I had an unusually strong sense of physical well being. It was a good week for exercising — no travel or serious time crunches at work — so I’d gotten up at 5:30 a.m. every day to either swim a freestyle mile (2x), do a yoga class, or take a spinning class (2x). Spinning is still new to me, and I’m still enthusiastic — it’s an amazing aerobic workout. The basic idea of stationary bike plus music, rhythmic movement, group activity, and a cheerleading coach previously struck me as not at all my style, but it is remarkably effective in (a) raising my heartrate, (b) making me sweat, and (c) leaving me feeling pleasantly endorphinized.

With fall in the air, I’m looking forward to winter, and skiing in Colorado, and I’m using ski thoughts for extra workout motivation. Last year the hour-long climb in the snow at over 12,000 feet up the narrow ridge to Highlands Bowl at Aspen Highlands taught my body a brutal lesson it won’t soon forget. I was, in truth, too whipped to attack the long double black diamond run from the top, but there was no alternative way down. I survived, but next year I hope to do more than merely survive such situations — to exult! That may be too much to hope for. It will always be difficult to go from a few hundred feet above sea level one day to vigorous activity at several thousand feet the next, but I’m looking to be in better shape next season and bettering my odds.
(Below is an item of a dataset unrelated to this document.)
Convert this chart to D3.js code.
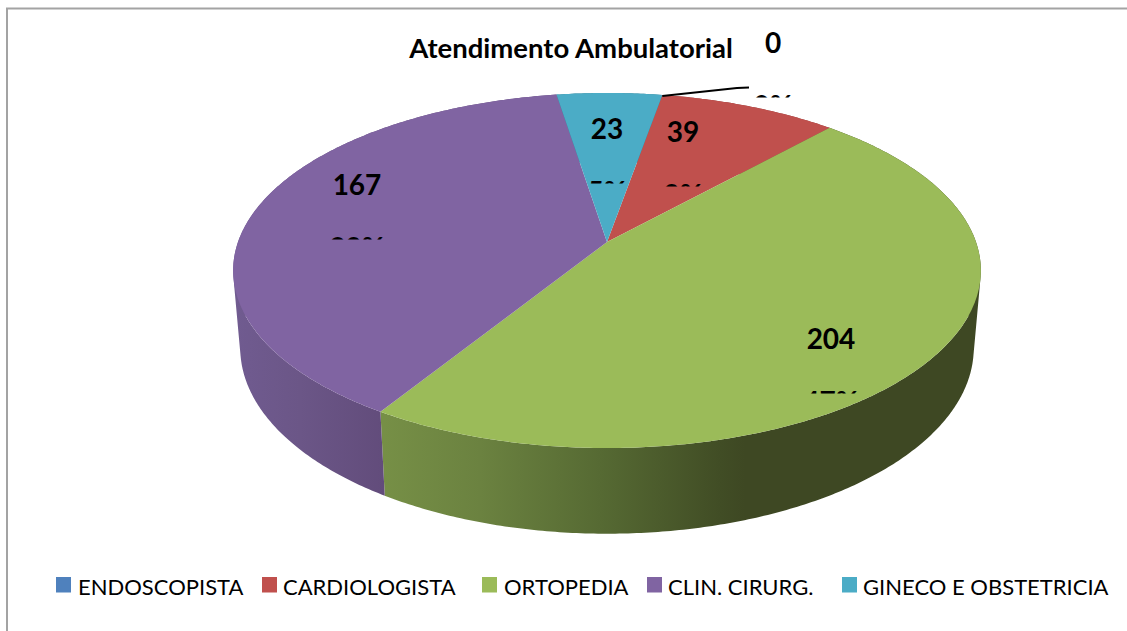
<!DOCTYPE html>
<html><head><meta charset="utf-8">
<script src="https://cdn.jsdelivr.net/npm/d3@7"></script>
<style>html,body{margin:0;padding:0;background:#fff}svg{display:block}text{font-family:Lato,"Open Sans",sans-serif;fill:#000}</style>
</head><body><svg id="c" width="1127" height="631"></svg>
<script>
const categories = ["ENDOSCOPISTA","CARDIOLOGISTA","ORTOPEDIA","CLIN. CIRURG.","GINECO E OBSTETRICIA"];
const values = [0,39,204,167,23];
const colors = ["#4F81BD","#C0504D","#9BBB59","#8064A2","#4BACC6"];
const titleText = "Atendimento Ambulatorial";
const labelAnchors = [[773,53],[683,142],[831,349],[357,195],[607,139]];
const legendSwatchX = [56,262,482,647,842];
const legendTextX = [78,283,504,668,863];
const wallStops = [
  {shade:"wall2", stops:[[385,"#768f46"],[480,"#6b8240"],[600,"#566a33"],[720,"#414d25"],[745,"#3e4823"],[1000,"#3e4823"]]},
  {shade:"wall3", stops:[[235,"#705b90"],[300,"#6b5687"],[385,"#624c7b"]]}
];

const svg = d3.select("#c");
const color = d3.scaleOrdinal(categories, colors);
const pie = d3.pie().sort(null).value(d=>d.value).startAngle(10*Math.PI/180).endAngle(370*Math.PI/180);
const rows = categories.map((name,i)=>({name,value:values[i]}));
const arcs = pie(rows);
const total = d3.sum(values);
const pct = d3.format(".0%");

// Perspective projection of the disc; separate projection for top and bottom faces
const cx = 607, persp = -0.1606;
const topFace = {R:369, a:134.1, b:242};
const botFace = {R:362, a:130, b:318};
function project(f, ang, r=1){
  const u = r*Math.sin(ang), v = -r*Math.cos(ang), w = 1+persp*v;
  return [cx+f.R*u/w, (f.a*v+f.b)/w];
}
function arcPts(f,a0,a1){
  const n = Math.max(2,Math.ceil((a1-a0)/0.01));
  return d3.range(n+1).map(i=>project(f,a0+(a1-a0)*i/n));
}

// chart frame
svg.append("path").attr("d","M7,631V8.5H1127").attr("fill","none").attr("stroke","#a3a3a3").attr("stroke-width",2);

const defs = svg.append("defs");
wallStops.forEach(g=>{
  const xs = d3.scaleLinear().domain(d3.extent(g.stops,s=>s[0])).range([0,1]);
  const lg = defs.append("linearGradient").attr("id",g.shade).attr("gradientUnits","userSpaceOnUse")
    .attr("x1",g.stops[0][0]).attr("x2",g.stops[g.stops.length-1][0]).attr("y1",0).attr("y2",0);
  g.stops.forEach(s=>lg.append("stop").attr("offset",xs(s[0])).attr("stop-color",s[1]));
});

// walls: consistently wound quads so the union is solid
function wallPath(d){
  const t = arcPts(topFace,d.startAngle,d.endAngle), b = arcPts(botFace,d.startAngle,d.endAngle);
  let p = "";
  for(let i=0;i<t.length-1;i++){
    let q=[t[i],t[i+1],b[i+1],b[i]];
    if(d3.polygonArea(q)<0) q=q.reverse();
    p+="M"+q.map(c=>c.join(",")).join("L")+"Z";
  }
  return p;
}
const wallFill = ["#3f5f88","#8a3a38","url(#wall2)","url(#wall3)","#367c8f"];
svg.append("g").selectAll("path").data(arcs).join("path")
  .attr("d",wallPath).attr("fill",(d,i)=>wallFill[i]);

// top faces
svg.append("g").selectAll("path").data(arcs).join("path")
  .attr("d",d=>{
    const pts = arcPts(topFace,d.startAngle,d.endAngle);
    return "M"+[project(topFace,0,0),...pts].map(c=>c.join(",")).join("L")+"Z";
  })
  .attr("fill",d=>color(d.data.name));

// leader line for the zero slice
const zeroPt = project(topFace,arcs[0].startAngle);
svg.append("path").attr("d",`M${zeroPt[0]},${zeroPt[1]+1}L737,88L749,87.5`).attr("fill","none").attr("stroke","#000").attr("stroke-width",2);

// title
svg.append("text").attr("x",571).attr("y",58).attr("text-anchor","middle")
  .attr("font-size",27.5).attr("font-weight",700).text(titleText);

// data labels: value, and a percentage cut off by its label box
const lab = svg.append("g").selectAll("g").data(arcs).join("g");
lab.append("clipPath").attr("id",(d,i)=>"lc"+i).append("rect")
  .attr("x",(d,i)=>labelAnchors[i][0]-60).attr("width",120)
  .attr("y",(d,i)=>labelAnchors[i][1]+30).attr("height",(d,i)=>14.5);
lab.append("text").attr("x",(d,i)=>labelAnchors[i][0]).attr("y",(d,i)=>labelAnchors[i][1])
  .attr("text-anchor","middle").attr("font-size",28).attr("font-weight",700).text(d=>d.value);
lab.append("text").attr("x",(d,i)=>labelAnchors[i][0]).attr("y",(d,i)=>labelAnchors[i][1]+63)
  .attr("clip-path",(d,i)=>`url(#lc${i})`)
  .attr("text-anchor","middle").attr("font-size",28).attr("font-weight",700).text(d=>pct(d.value/total));

// legend
const leg = svg.append("g").selectAll("g").data(categories).join("g");
leg.append("rect").attr("x",(d,i)=>legendSwatchX[i]).attr("y",577).attr("width",15).attr("height",15.5).attr("fill",d=>color(d));
leg.append("text").attr("x",(d,i)=>legendTextX[i]).attr("y",595).attr("font-size",22).text(d=>d);
</script></body></html>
At a leisurely pace, it took 23 minutes to walk to the concert hall. (Afterwards I picked up the pace and got home in under 20.) I was interested to hear Rachmaninoff’s first piano concerto. The composer was still a student when he made it, but it has the seeds of the more familiar and almost too gorgeous second concerto. It is certainly a virtuoso showpiece, and Jean-Philippe Collard played it with power and authority. I was mainly interested in the second half of the concert, a performance of Sibelius’s Fifth Symphony, a piece I was not familiar with. It was strange and beautiful, with novel and varied textures, and diverging moods. It approached the richness of Mahler. There were good loud places, where the brass expressed themselves fully, and a fine solo for the bassoon. I plan to get a recording and listen to it some more.